Exercise goal — Copy the lines of the data below exactly, starting at the first and stopping after the line that contains "import plotly.graph_objects as go"; include no pictures.

——

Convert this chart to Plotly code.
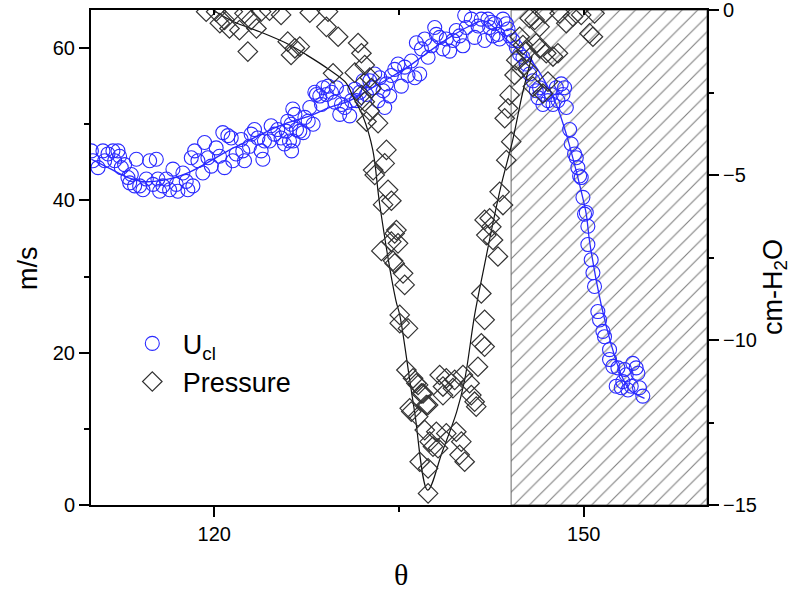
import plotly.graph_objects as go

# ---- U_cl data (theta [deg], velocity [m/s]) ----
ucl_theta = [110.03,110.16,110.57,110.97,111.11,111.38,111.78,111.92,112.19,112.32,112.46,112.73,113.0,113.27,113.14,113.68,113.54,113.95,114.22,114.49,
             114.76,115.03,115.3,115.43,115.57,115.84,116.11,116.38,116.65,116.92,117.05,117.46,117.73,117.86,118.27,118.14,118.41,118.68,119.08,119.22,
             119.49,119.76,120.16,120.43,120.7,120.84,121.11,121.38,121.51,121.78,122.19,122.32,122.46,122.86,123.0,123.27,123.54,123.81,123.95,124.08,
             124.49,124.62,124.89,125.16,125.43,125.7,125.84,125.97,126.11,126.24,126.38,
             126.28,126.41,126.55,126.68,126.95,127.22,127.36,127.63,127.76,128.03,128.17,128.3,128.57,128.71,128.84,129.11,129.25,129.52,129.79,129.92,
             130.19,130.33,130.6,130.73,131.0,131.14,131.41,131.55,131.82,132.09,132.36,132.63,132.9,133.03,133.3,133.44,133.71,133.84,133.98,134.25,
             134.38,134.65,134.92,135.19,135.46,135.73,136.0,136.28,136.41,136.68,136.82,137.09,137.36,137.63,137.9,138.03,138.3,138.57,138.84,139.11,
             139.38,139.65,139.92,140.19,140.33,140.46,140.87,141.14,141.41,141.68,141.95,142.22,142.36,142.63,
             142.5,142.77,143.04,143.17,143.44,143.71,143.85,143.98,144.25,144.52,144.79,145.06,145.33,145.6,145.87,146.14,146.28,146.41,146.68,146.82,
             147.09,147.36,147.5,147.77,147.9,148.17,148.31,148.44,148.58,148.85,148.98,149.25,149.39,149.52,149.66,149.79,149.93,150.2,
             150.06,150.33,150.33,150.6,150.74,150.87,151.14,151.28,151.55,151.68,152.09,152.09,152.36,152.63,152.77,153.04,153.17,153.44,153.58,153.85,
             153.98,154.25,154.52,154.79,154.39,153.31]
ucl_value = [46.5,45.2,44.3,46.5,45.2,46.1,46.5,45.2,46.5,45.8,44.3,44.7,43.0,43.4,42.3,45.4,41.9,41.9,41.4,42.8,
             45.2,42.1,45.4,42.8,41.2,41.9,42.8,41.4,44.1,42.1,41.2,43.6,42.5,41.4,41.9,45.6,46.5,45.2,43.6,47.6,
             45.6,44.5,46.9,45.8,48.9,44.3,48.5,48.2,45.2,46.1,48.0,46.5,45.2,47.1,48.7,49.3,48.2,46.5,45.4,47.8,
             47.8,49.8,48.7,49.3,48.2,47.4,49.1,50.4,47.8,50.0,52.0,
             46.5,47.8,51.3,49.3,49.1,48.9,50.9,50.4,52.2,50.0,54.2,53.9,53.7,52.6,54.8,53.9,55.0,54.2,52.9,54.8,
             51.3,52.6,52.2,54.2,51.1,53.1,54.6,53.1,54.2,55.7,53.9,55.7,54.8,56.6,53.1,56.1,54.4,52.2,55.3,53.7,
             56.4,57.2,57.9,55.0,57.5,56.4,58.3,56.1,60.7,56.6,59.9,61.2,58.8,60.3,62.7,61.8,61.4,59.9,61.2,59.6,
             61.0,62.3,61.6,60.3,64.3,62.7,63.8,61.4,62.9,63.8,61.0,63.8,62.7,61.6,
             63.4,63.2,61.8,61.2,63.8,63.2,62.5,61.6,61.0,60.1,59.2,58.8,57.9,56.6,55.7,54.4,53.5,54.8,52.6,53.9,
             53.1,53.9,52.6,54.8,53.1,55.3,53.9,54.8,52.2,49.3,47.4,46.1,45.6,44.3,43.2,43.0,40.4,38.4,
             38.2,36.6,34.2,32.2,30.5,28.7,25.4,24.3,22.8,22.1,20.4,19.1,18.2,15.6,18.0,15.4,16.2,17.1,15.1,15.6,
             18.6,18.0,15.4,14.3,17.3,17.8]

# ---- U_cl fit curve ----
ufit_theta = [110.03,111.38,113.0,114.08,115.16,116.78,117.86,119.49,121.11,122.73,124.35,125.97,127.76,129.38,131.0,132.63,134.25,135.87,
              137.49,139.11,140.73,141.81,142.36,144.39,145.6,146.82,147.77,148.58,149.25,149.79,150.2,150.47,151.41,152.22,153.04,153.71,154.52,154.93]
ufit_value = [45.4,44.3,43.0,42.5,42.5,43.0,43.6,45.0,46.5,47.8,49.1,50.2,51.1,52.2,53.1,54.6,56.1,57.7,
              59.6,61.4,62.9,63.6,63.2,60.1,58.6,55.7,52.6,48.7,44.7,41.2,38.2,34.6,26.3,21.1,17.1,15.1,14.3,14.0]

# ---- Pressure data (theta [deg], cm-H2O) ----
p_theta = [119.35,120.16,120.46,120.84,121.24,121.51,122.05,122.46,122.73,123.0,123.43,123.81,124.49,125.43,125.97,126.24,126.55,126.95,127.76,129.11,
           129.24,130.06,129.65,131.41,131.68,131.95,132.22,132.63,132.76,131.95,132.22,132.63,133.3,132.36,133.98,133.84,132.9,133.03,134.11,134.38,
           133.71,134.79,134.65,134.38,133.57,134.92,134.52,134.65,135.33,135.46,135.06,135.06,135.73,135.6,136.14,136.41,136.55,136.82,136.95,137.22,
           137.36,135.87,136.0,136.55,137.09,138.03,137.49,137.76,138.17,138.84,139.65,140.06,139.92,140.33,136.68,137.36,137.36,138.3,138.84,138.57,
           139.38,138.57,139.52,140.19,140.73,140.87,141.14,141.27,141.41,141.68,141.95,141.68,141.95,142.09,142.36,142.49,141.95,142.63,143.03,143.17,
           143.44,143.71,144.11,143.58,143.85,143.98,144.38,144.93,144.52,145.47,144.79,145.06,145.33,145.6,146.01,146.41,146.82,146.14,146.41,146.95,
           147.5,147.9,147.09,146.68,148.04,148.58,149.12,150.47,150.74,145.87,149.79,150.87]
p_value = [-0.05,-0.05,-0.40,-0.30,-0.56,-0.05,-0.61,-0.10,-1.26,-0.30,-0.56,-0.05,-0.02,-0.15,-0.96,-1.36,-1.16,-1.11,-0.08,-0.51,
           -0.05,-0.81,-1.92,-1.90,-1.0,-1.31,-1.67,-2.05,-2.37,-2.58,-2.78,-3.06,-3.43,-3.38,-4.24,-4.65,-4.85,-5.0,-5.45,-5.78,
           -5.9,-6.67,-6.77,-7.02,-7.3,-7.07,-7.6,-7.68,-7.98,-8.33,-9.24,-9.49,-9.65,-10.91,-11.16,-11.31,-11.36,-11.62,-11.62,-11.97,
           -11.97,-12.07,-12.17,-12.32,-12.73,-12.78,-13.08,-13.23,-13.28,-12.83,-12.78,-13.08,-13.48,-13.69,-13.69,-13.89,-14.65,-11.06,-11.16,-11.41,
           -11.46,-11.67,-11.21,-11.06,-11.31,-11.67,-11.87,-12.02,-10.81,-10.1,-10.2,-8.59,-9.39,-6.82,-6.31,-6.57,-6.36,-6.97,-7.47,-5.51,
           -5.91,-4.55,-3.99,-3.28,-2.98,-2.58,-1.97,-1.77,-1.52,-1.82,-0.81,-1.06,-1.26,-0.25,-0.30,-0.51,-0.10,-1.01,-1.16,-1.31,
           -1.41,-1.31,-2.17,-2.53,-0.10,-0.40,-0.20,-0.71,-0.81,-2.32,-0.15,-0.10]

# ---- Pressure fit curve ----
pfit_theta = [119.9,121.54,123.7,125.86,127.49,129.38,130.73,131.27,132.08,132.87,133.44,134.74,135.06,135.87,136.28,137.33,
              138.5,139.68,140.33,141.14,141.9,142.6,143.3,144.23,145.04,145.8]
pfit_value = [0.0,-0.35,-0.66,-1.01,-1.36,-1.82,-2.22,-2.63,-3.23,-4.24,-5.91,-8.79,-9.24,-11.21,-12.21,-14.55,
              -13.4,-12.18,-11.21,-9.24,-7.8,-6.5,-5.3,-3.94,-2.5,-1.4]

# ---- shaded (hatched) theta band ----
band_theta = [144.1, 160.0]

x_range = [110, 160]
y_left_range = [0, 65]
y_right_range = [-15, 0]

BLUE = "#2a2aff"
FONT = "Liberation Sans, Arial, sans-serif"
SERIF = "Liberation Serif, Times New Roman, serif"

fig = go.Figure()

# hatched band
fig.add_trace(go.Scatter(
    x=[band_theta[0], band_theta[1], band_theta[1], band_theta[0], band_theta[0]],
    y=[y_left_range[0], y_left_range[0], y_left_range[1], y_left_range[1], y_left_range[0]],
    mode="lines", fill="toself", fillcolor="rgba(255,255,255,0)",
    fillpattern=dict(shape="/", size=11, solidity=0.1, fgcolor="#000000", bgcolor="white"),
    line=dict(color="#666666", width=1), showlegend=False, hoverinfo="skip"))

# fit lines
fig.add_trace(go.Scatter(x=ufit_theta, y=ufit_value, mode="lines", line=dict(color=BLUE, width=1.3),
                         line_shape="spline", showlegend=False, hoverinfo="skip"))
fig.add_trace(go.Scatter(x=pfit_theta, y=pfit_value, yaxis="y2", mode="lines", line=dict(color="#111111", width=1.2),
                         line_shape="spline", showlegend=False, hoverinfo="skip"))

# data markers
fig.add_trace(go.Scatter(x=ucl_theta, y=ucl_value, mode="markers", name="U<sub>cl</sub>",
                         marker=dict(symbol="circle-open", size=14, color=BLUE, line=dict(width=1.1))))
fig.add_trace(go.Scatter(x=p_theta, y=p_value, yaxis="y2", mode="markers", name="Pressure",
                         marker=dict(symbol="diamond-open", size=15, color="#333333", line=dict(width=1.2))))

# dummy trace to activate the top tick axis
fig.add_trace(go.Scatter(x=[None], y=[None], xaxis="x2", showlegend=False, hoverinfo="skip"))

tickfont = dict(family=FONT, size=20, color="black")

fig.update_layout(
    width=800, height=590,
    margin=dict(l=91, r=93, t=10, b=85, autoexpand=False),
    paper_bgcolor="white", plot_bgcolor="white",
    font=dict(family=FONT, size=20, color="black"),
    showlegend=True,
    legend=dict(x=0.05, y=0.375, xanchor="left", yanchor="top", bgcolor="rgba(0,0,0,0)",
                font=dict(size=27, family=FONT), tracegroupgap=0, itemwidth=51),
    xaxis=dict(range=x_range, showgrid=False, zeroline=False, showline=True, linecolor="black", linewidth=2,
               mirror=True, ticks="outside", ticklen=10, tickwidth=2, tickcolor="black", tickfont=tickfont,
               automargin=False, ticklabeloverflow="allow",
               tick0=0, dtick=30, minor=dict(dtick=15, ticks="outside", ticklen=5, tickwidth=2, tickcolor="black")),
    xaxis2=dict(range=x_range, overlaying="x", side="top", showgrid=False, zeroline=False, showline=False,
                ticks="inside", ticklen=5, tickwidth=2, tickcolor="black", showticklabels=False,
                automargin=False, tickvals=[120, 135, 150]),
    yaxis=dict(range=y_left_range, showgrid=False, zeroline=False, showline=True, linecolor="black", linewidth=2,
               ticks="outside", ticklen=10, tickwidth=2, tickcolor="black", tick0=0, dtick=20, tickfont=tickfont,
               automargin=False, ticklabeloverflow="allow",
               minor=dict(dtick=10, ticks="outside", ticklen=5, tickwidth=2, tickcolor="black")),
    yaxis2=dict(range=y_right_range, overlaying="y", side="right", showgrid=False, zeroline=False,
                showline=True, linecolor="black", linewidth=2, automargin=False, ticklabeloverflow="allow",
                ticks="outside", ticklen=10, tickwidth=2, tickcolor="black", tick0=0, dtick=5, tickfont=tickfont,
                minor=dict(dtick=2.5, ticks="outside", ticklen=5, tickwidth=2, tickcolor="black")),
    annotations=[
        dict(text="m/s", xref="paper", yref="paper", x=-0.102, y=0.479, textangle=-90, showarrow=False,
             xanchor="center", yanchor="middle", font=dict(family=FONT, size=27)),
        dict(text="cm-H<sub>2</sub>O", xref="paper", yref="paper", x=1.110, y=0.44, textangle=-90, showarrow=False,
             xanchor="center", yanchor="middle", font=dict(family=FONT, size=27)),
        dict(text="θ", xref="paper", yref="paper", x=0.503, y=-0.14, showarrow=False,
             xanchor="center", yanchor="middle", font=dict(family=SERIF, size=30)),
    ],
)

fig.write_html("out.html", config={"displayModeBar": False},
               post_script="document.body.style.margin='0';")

——

Exercise response —
Convert this chart to Plotly code.
import plotly.graph_objects as go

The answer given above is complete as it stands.